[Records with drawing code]
--- start ---
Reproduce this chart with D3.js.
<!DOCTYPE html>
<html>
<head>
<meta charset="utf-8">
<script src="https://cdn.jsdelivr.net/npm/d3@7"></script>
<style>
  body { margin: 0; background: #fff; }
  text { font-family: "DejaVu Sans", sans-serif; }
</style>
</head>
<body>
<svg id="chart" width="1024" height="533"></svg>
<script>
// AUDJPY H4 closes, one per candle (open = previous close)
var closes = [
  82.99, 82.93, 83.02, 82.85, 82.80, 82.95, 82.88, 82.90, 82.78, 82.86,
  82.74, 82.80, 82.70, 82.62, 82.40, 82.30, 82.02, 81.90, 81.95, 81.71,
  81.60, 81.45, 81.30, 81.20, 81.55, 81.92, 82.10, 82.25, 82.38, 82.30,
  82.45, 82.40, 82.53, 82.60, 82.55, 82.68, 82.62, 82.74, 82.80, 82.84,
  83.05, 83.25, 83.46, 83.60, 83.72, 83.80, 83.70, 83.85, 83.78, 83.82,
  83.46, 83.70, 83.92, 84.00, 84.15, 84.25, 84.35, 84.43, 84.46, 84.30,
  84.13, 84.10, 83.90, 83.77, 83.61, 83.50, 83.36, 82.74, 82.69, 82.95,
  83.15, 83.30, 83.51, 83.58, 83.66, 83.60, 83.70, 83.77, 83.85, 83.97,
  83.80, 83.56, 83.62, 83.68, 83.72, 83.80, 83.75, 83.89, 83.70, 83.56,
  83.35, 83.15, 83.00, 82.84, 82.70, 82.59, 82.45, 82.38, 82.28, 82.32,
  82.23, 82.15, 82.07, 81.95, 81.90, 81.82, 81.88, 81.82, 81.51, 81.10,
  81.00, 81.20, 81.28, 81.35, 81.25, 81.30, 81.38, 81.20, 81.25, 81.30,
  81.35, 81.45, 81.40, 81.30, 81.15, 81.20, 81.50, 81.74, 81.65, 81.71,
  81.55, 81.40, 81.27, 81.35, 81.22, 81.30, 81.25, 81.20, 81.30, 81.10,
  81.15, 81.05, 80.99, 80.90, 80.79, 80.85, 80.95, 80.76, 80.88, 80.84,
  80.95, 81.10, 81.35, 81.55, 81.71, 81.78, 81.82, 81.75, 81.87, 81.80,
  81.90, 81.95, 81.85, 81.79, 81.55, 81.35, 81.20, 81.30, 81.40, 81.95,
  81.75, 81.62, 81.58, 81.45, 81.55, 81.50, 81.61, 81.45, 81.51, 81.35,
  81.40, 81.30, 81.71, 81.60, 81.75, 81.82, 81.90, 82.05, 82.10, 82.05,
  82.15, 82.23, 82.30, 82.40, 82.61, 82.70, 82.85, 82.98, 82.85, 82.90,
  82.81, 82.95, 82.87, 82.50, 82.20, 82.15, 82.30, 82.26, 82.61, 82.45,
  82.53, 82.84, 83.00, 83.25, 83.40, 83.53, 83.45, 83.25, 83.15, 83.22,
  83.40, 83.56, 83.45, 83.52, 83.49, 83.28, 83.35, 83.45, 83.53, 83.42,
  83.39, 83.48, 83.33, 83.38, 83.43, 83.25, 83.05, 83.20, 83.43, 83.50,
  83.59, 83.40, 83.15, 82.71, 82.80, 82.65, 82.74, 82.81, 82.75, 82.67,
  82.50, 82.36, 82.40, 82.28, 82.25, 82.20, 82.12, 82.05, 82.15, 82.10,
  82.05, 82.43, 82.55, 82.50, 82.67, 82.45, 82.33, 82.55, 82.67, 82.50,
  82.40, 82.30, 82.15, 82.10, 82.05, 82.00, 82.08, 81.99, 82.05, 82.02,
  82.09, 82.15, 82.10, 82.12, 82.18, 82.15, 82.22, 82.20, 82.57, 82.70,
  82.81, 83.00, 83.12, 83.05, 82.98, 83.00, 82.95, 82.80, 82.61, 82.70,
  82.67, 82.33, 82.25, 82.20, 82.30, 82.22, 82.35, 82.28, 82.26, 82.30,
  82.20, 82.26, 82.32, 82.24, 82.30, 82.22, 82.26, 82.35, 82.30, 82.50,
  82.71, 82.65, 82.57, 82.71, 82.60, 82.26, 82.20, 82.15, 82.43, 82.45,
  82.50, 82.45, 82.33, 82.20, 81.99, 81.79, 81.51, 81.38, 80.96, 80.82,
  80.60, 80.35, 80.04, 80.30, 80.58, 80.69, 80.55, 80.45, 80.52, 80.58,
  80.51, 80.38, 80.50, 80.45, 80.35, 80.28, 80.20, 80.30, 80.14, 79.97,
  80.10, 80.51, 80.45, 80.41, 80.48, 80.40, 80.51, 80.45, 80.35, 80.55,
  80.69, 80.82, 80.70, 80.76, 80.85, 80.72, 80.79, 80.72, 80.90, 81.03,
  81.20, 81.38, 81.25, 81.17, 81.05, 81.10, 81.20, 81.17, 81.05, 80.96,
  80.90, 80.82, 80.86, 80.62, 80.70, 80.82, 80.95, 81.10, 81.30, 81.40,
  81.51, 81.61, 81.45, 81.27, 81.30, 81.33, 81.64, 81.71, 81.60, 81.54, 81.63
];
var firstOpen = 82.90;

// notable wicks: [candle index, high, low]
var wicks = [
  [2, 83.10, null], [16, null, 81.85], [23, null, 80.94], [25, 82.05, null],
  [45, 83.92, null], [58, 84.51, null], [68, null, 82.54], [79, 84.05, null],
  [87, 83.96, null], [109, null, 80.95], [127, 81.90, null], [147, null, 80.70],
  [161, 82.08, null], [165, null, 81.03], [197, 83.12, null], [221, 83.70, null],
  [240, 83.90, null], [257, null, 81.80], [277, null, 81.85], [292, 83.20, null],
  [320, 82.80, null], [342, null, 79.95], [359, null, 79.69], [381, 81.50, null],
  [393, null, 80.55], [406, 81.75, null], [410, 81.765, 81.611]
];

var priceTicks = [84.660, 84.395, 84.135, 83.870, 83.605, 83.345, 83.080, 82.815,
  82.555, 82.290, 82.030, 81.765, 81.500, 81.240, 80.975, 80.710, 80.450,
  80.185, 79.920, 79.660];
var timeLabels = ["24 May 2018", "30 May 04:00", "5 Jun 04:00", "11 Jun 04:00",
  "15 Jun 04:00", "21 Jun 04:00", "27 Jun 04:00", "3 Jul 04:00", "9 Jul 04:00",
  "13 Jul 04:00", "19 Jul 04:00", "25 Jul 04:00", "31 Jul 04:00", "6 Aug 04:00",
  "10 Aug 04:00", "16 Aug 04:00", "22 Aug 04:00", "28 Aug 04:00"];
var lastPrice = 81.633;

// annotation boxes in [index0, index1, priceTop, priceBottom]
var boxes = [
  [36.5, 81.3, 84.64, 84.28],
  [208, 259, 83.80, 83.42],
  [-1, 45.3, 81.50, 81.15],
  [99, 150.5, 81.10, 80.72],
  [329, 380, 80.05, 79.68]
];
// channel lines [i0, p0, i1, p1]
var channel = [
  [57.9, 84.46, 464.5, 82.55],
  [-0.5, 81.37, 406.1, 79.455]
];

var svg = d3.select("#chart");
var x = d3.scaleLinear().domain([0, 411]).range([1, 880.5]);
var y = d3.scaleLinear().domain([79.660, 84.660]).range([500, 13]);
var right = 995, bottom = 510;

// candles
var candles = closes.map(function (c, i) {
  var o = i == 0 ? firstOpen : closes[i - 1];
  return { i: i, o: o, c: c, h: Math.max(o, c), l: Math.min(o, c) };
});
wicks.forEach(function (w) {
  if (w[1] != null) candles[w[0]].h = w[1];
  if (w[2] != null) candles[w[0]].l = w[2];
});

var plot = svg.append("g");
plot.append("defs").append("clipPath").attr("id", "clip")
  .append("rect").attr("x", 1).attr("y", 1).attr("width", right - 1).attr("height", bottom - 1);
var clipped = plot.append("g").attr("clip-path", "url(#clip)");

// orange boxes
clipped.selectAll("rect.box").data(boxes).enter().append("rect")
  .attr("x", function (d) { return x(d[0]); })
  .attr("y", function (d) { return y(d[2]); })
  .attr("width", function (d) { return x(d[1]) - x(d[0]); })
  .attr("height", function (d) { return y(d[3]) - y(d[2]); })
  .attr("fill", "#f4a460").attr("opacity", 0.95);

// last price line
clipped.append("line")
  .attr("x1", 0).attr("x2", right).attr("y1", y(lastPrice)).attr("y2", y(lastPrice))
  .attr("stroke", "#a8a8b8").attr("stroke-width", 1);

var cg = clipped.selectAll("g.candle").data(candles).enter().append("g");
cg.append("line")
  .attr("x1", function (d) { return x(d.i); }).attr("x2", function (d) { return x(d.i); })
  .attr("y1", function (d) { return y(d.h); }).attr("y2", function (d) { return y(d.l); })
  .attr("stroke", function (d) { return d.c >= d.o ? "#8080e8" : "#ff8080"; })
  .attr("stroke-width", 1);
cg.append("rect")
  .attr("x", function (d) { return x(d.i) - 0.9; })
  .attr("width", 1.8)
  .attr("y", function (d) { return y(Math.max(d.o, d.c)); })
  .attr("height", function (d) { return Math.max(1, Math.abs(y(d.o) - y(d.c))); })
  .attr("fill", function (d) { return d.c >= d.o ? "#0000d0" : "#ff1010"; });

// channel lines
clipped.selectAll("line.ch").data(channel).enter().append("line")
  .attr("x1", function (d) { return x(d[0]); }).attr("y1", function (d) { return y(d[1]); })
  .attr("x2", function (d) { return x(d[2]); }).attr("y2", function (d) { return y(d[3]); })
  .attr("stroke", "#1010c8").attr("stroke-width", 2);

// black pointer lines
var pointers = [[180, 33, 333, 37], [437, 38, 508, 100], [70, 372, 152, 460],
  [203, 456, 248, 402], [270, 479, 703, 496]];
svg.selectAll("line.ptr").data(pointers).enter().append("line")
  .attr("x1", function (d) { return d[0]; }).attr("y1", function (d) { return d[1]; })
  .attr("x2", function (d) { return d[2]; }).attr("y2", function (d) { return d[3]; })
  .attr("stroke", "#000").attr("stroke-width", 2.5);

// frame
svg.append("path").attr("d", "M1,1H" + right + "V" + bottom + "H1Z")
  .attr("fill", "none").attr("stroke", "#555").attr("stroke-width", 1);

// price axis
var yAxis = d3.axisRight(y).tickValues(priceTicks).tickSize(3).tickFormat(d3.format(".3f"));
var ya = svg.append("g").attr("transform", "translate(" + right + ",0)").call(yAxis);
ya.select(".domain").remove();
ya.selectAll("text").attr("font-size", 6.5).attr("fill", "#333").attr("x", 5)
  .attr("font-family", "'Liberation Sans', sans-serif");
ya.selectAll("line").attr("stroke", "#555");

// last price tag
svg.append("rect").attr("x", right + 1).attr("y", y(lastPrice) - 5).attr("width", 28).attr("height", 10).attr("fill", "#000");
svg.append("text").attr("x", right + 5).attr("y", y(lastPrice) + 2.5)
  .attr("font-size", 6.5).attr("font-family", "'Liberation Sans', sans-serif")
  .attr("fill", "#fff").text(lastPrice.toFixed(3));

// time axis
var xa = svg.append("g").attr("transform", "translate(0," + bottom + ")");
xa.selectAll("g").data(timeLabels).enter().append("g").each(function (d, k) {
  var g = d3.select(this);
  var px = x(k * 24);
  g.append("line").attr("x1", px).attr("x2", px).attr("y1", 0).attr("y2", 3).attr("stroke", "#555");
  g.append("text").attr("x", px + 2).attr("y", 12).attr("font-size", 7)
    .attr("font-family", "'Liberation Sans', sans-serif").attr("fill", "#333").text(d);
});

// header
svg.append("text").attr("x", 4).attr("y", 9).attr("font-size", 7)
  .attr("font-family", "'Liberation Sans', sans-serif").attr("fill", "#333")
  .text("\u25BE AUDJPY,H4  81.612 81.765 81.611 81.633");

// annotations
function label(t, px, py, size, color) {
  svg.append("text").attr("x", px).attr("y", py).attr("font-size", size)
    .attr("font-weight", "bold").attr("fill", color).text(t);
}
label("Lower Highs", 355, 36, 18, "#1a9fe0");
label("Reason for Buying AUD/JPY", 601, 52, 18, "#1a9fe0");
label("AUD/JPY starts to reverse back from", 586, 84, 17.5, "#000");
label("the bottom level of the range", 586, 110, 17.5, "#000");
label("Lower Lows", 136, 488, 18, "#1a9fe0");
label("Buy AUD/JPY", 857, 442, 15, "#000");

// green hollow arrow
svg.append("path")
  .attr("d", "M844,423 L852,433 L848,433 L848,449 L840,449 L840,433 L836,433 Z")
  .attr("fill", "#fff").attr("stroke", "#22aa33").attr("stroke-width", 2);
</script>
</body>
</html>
--- end ---
--- start ---
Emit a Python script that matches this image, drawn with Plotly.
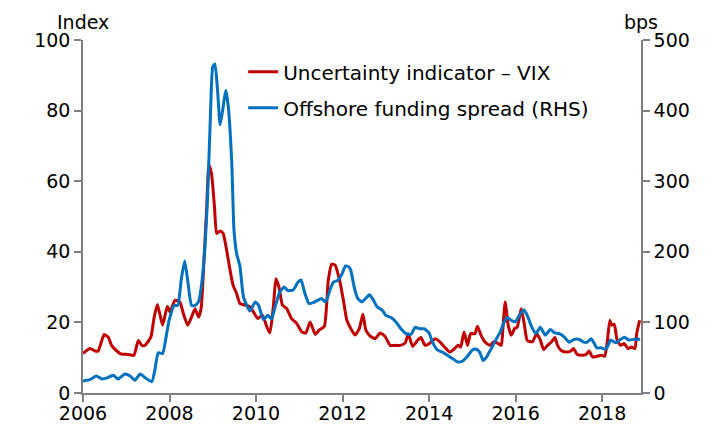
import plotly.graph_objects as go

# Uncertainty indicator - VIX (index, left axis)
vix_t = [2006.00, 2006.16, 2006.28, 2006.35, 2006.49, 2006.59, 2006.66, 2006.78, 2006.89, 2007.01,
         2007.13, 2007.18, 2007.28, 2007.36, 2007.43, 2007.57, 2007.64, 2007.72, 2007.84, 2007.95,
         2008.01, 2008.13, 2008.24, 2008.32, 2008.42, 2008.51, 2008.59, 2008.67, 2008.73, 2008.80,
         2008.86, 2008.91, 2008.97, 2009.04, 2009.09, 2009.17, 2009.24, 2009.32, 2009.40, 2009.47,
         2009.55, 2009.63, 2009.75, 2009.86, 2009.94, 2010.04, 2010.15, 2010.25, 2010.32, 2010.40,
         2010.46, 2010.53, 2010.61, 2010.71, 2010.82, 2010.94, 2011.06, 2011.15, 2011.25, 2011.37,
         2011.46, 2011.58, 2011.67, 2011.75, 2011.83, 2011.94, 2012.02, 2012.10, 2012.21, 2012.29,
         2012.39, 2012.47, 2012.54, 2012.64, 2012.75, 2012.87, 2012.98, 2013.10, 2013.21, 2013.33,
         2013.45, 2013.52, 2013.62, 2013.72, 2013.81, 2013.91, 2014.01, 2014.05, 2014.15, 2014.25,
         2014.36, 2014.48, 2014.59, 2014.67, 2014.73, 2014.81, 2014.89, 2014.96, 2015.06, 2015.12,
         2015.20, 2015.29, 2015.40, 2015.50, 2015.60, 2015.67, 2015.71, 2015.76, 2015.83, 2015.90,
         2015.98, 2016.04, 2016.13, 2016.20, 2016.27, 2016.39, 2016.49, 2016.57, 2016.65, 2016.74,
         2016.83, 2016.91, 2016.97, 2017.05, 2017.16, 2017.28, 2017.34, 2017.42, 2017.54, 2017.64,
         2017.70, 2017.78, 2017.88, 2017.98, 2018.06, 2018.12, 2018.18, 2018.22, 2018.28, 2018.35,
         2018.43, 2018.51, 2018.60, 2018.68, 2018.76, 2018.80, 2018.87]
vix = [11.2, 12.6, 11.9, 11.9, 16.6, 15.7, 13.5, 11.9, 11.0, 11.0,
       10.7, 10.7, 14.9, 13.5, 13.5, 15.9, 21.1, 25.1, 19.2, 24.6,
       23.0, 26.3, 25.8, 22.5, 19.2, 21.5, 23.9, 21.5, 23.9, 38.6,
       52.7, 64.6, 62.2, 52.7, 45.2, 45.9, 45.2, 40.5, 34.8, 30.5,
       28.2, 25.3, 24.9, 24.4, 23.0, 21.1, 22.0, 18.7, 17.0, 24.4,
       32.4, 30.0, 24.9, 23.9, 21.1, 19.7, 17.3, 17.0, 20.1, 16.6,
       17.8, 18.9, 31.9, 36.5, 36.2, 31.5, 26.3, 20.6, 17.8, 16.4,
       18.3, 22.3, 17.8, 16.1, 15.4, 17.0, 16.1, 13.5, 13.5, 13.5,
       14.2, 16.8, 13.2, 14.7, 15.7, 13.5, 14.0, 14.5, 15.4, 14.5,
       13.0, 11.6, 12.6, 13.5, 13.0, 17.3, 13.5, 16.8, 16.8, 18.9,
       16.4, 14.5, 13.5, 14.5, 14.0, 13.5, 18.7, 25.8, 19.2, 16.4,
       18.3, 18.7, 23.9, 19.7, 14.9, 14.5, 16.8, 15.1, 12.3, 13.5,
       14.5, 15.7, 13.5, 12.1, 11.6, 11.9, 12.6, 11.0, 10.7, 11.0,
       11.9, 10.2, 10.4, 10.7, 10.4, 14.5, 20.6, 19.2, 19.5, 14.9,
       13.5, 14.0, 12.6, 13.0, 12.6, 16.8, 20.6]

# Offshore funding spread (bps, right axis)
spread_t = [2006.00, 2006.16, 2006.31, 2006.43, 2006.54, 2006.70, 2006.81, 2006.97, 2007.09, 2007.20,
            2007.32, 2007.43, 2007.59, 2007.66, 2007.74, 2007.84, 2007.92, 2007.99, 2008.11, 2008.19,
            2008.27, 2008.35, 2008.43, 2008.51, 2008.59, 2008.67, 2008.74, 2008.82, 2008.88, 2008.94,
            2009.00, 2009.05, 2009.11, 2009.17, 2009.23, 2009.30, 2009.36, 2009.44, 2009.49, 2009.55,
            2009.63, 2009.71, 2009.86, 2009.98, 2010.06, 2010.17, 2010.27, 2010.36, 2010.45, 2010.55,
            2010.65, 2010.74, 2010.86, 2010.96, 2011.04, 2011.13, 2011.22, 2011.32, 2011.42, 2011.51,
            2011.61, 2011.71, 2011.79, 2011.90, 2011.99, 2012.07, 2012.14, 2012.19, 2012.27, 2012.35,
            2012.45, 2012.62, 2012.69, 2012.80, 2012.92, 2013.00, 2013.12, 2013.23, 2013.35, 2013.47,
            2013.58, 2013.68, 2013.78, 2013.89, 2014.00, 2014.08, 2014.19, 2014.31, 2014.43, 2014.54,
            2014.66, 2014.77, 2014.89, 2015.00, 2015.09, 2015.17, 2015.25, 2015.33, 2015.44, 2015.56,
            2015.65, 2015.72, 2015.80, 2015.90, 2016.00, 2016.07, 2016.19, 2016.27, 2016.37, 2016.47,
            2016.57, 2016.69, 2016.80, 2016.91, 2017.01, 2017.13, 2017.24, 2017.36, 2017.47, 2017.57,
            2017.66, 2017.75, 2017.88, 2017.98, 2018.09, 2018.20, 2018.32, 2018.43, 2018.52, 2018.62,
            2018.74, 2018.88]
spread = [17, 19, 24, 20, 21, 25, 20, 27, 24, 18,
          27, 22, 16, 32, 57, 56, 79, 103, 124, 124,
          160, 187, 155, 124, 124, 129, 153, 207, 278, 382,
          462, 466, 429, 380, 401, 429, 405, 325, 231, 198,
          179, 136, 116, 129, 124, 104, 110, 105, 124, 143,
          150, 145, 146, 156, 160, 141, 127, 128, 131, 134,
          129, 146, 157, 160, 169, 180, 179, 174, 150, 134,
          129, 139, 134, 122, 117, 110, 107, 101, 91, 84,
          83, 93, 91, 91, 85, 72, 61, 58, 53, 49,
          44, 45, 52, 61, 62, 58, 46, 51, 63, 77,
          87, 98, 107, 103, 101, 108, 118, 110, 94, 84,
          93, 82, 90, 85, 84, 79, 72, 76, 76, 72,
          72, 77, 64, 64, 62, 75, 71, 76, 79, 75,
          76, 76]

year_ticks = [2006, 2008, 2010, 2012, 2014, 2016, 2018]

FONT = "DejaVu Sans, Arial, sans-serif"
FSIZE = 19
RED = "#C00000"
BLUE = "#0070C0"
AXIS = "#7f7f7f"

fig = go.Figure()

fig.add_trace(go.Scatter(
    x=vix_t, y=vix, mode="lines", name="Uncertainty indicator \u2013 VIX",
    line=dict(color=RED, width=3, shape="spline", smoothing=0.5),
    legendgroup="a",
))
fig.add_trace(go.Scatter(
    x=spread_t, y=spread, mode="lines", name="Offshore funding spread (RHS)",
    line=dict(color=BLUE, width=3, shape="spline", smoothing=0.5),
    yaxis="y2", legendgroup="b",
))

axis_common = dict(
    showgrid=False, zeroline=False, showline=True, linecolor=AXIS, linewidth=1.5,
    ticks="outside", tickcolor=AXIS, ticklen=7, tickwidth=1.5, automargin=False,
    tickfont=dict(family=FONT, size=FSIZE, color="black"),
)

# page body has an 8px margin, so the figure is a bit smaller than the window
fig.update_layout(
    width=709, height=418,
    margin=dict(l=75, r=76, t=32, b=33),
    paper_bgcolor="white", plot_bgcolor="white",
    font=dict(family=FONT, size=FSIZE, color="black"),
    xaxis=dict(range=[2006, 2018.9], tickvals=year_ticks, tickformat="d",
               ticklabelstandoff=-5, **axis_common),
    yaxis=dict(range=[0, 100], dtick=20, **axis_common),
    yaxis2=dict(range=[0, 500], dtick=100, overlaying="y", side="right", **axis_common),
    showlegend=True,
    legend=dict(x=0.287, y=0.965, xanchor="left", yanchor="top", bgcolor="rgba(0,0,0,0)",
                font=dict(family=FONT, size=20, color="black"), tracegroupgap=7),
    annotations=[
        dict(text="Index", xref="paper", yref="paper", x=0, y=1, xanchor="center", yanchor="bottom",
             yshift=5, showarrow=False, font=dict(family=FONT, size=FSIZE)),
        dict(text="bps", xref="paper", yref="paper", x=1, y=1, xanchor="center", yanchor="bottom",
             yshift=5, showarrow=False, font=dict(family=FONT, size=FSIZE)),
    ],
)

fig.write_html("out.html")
--- end ---
Task brief:
Reproduce the data above exactly, but only the lines from the one showing "Emit a Python" through the one showing "import plotly.graph_objects as go", with both ends kept and the pictures left out.

Answer to this exercise:
Emit a Python script that matches this image, drawn with Plotly.
import plotly.graph_objects as go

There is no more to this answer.